== Records provided ==

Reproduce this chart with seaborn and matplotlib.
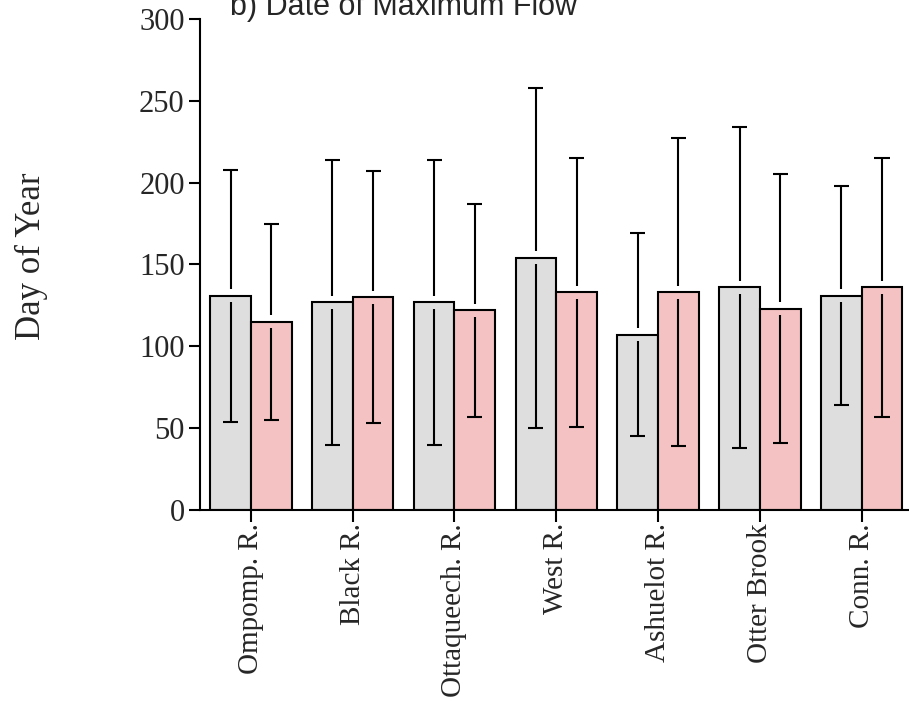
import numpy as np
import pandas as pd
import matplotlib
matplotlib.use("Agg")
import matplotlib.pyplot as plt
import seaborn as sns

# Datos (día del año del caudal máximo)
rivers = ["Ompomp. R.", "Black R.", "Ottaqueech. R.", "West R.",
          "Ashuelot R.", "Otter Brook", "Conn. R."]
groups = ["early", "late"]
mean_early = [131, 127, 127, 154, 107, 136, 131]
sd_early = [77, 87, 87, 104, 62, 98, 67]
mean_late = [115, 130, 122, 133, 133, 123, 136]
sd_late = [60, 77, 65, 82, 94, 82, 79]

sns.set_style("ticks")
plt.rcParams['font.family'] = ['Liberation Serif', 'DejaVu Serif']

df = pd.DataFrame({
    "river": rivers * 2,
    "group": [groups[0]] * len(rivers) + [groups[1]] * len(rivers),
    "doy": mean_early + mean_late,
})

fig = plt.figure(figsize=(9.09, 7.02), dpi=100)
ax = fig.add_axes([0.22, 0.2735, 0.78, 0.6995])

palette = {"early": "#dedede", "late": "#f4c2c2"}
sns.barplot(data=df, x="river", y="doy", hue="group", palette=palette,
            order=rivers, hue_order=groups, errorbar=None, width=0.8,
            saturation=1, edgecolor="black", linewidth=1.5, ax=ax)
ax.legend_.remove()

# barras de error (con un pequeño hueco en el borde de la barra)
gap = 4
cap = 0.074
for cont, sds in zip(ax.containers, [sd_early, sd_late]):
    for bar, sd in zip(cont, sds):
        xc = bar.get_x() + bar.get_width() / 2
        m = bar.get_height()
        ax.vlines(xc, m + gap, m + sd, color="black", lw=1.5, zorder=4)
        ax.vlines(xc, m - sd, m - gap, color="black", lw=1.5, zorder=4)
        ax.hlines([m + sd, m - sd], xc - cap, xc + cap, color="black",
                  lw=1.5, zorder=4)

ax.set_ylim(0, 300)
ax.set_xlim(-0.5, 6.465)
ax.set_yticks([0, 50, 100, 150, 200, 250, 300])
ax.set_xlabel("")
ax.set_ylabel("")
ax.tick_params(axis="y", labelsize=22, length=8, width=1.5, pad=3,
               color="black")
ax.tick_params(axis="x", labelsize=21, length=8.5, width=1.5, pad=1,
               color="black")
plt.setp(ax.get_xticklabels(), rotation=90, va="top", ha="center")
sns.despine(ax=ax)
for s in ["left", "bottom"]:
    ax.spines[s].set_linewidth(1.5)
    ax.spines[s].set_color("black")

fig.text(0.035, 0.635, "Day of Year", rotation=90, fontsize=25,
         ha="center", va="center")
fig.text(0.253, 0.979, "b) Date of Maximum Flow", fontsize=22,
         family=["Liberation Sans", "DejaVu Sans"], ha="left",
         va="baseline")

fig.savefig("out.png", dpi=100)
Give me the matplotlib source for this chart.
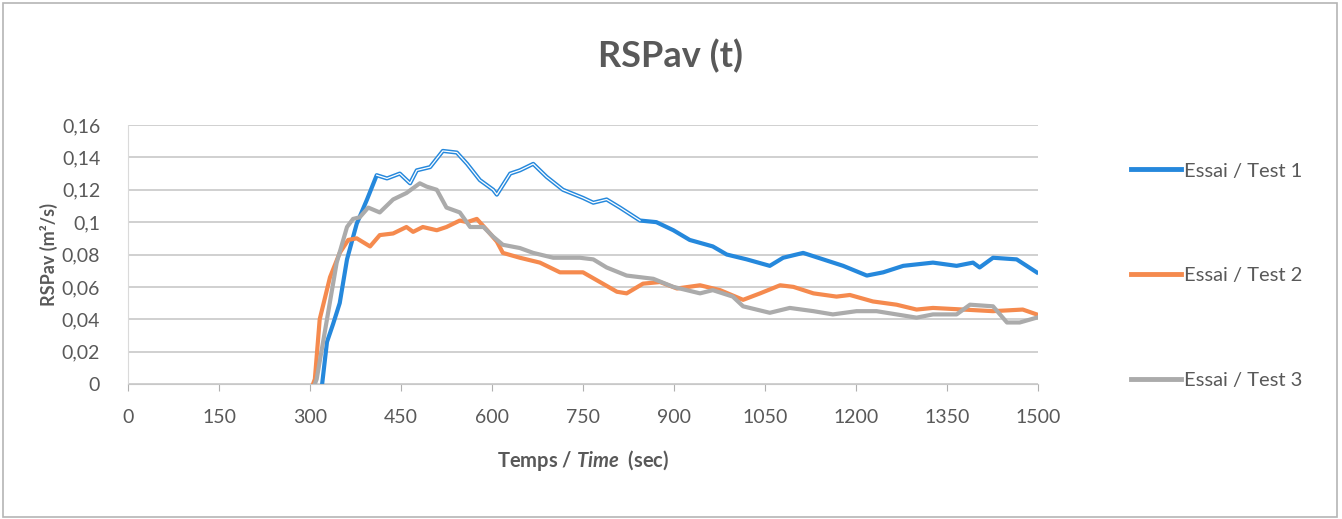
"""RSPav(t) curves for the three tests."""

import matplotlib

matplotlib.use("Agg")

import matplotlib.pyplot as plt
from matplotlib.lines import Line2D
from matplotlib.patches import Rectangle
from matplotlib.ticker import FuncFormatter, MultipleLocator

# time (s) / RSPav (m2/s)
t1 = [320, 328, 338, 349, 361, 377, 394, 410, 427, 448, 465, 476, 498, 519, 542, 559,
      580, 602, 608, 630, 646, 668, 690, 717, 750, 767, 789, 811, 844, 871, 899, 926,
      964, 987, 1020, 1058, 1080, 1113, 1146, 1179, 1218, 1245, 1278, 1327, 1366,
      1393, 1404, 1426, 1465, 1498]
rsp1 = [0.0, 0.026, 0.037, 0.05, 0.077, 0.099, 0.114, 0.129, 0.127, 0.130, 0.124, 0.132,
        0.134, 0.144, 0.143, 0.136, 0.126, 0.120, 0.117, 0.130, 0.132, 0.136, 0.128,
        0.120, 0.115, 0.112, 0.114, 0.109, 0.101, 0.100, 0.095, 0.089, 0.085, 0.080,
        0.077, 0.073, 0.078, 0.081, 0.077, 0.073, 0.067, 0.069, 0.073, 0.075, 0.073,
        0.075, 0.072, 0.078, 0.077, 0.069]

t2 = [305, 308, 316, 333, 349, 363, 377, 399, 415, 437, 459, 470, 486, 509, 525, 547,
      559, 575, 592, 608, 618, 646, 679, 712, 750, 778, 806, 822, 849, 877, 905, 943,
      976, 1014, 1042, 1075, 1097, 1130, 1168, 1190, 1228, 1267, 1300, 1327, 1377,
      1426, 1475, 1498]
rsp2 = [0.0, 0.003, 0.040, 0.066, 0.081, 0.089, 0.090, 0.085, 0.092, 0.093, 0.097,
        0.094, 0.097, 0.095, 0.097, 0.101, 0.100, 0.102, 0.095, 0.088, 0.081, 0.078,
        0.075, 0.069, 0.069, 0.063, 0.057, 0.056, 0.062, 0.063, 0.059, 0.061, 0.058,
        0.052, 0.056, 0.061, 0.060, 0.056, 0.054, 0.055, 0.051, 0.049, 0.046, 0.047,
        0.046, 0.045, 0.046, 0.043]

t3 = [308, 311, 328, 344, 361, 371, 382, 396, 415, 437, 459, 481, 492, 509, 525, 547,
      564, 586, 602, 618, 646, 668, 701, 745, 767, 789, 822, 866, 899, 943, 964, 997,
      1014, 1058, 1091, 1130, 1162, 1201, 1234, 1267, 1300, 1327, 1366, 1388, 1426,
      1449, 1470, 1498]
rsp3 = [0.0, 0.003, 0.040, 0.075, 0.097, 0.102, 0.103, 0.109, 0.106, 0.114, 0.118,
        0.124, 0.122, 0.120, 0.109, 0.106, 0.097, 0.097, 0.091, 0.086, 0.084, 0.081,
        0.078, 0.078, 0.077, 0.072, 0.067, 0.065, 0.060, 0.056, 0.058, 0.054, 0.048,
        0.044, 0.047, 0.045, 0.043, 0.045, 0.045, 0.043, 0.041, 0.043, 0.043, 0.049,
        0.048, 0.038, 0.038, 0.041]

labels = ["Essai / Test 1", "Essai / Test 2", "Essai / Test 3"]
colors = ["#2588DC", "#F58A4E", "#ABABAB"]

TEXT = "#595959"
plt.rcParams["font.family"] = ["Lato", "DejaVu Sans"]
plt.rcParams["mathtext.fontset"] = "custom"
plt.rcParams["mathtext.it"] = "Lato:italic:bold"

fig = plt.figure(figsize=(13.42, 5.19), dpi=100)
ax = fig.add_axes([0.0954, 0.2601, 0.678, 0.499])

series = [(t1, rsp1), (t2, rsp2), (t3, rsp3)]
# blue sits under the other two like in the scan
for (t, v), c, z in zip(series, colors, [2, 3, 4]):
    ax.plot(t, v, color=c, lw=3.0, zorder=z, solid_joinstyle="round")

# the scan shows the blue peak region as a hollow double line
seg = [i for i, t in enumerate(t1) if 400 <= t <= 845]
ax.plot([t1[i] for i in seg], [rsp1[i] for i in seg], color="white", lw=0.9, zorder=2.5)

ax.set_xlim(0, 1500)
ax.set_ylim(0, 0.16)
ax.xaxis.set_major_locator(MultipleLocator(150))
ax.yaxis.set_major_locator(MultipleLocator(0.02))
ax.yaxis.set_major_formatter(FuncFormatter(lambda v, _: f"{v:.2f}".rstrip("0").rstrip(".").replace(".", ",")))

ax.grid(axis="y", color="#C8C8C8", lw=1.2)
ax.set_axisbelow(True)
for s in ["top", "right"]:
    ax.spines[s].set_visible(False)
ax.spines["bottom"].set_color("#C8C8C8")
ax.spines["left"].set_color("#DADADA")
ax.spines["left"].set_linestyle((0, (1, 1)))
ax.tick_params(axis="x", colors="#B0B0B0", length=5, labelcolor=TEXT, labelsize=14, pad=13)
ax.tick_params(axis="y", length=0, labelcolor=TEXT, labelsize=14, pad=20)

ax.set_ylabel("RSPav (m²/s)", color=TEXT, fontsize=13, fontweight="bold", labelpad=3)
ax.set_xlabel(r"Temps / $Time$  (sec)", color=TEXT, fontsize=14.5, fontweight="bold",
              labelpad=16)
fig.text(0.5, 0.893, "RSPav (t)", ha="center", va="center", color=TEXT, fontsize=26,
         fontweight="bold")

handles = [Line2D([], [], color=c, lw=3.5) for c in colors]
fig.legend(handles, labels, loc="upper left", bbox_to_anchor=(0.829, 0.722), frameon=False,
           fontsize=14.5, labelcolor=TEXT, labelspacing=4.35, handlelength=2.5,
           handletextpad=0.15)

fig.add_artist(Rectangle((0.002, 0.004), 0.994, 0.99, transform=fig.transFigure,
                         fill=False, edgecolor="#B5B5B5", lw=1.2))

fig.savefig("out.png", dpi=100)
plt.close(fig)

===

*To do*
Using the data above, which lines fall from the one with "Give me the matplotlib source for this chart." through the one with "0.075, 0.072, 0.078, 0.077, 0.069]"? Repeat them exactly, ends included, minus any pictures.

*Finished answer*
Give me the matplotlib source for this chart.
"""RSPav(t) curves for the three tests."""

import matplotlib

matplotlib.use("Agg")

import matplotlib.pyplot as plt
from matplotlib.lines import Line2D
from matplotlib.patches import Rectangle
from matplotlib.ticker import FuncFormatter, MultipleLocator

# time (s) / RSPav (m2/s)
t1 = [320, 328, 338, 349, 361, 377, 394, 410, 427, 448, 465, 476, 498, 519, 542, 559,
      580, 602, 608, 630, 646, 668, 690, 717, 750, 767, 789, 811, 844, 871, 899, 926,
      964, 987, 1020, 1058, 1080, 1113, 1146, 1179, 1218, 1245, 1278, 1327, 1366,
      1393, 1404, 1426, 1465, 1498]
rsp1 = [0.0, 0.026, 0.037, 0.05, 0.077, 0.099, 0.114, 0.129, 0.127, 0.130, 0.124, 0.132,
        0.134, 0.144, 0.143, 0.136, 0.126, 0.120, 0.117, 0.130, 0.132, 0.136, 0.128,
        0.120, 0.115, 0.112, 0.114, 0.109, 0.101, 0.100, 0.095, 0.089, 0.085, 0.080,
        0.077, 0.073, 0.078, 0.081, 0.077, 0.073, 0.067, 0.069, 0.073, 0.075, 0.073,
        0.075, 0.072, 0.078, 0.077, 0.069]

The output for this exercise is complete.